A damning report warns the prime minister is on course to strike only “the barest of bare bone deals” with the EU by his deadline of the end of 2020, because of the strict red lines he has drawn.
But, it says, his government is failing to be upfront about the inevitable “trade-offs” to come and the adverse consequences for businesses, citizens and taxpayers.
“Ministers have refused to be honest with the public about the choices they will make particularly in terms of economic impact, the increase in red tape, and growth in the size of the state,” the UK in a Changing Europe think tank concludes.
The claim, in his first big post-election speech, is widely seen as softening up the public for damaging World Trade Organisation trading terms, something he insisted there was “absolutely zero” risk of before polling day.
Now the UK in a Changing Europe has explored the “mammoth” challenges ahead for everything from trade, the environment and immigration to security, the Union and regional inequality.
On trade, it warns Mr Johnson’s refusal to extend the transition period into 2021, and determination for the UK to make its own rules, makes anything other than a skeleton deal “hard to agree”.
“It will mean new trade friction for agriculture and manufacturing; and significant new barriers for service exports,” the report concludes.
“A bare bones trade agreement that just eliminates tariffs could be costly for manufacturing to live with given how tightly entwined manufacturing value chains are across the UK and the EU.”
Next month’s Budget is meant to set out how the government will ‘level up’ the UK after leaving the EU, but the report warns: “Brexit risks ‘unlevelling’ us still further.
“While the UK suffers some of the largest interregional inequalities in the developed world, these might be exacerbated if, as some economists expect, the more prosperous parts of the country prove to be less affected by and/or more resilient to, any economic impacts of Brexit.”

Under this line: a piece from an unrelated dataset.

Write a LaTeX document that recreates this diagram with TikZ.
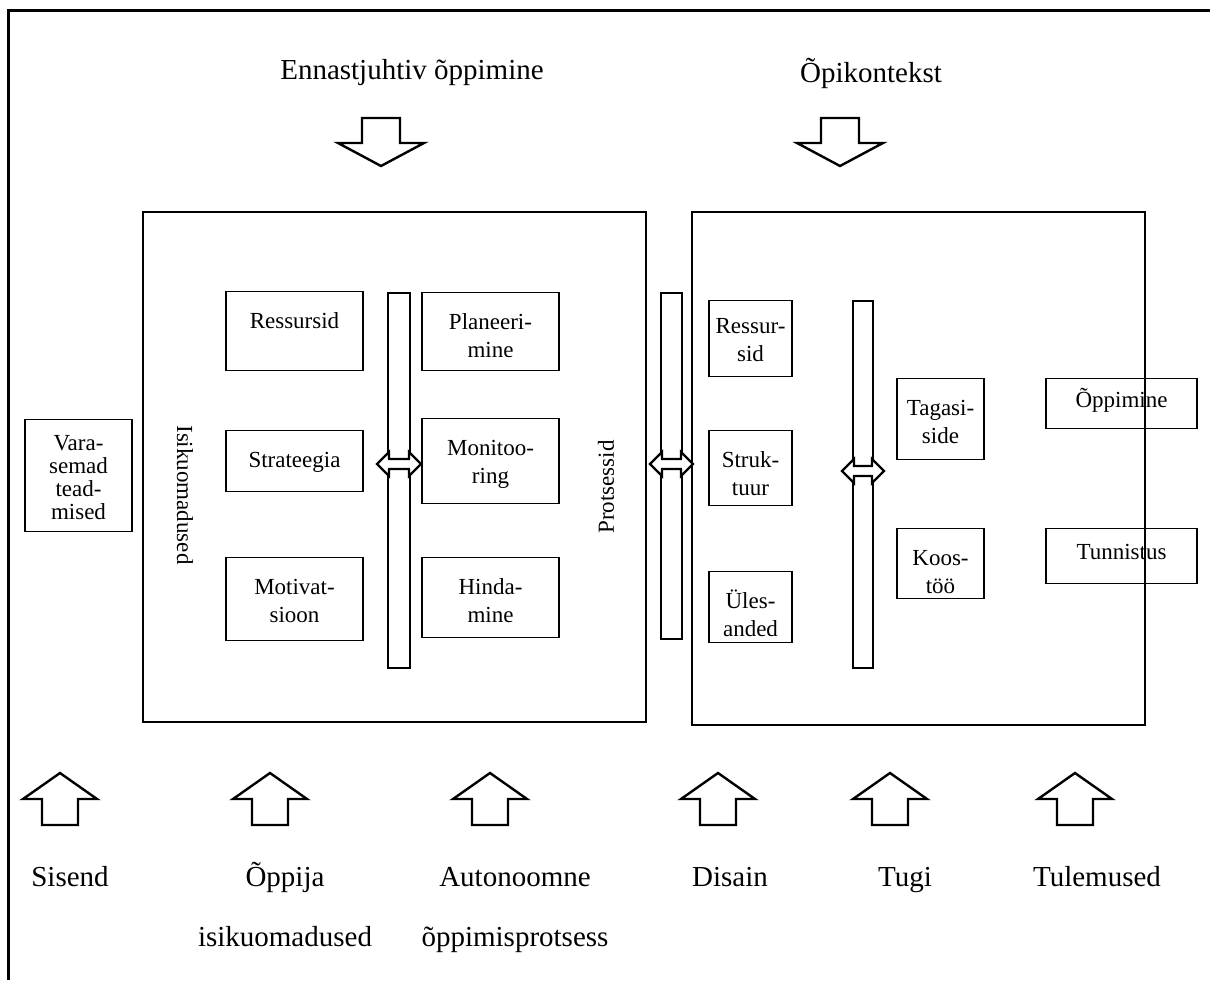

On security, the report warns the UK will inevitably be shut out of vital crime-fighting tools including the European Arrest Warrant, Schengen Information System and European Criminal Record Information System.
“Whatever can be agreed on security will mean less access than now to the EU’s law enforcement and judicial cooperation tools,” it states.
“Getting Brexit done, in the sense of leaving the European Union was, in a way, the easy bit,” said Professor Anand Menon, the think tank’s director.
“Now, the government confronts the challenge not only of successfully concluding a set of complex negotiations in under a year, but also putting in place structures and policies to replace those of the EU. These are sizeable and complex challenges, to say the least.”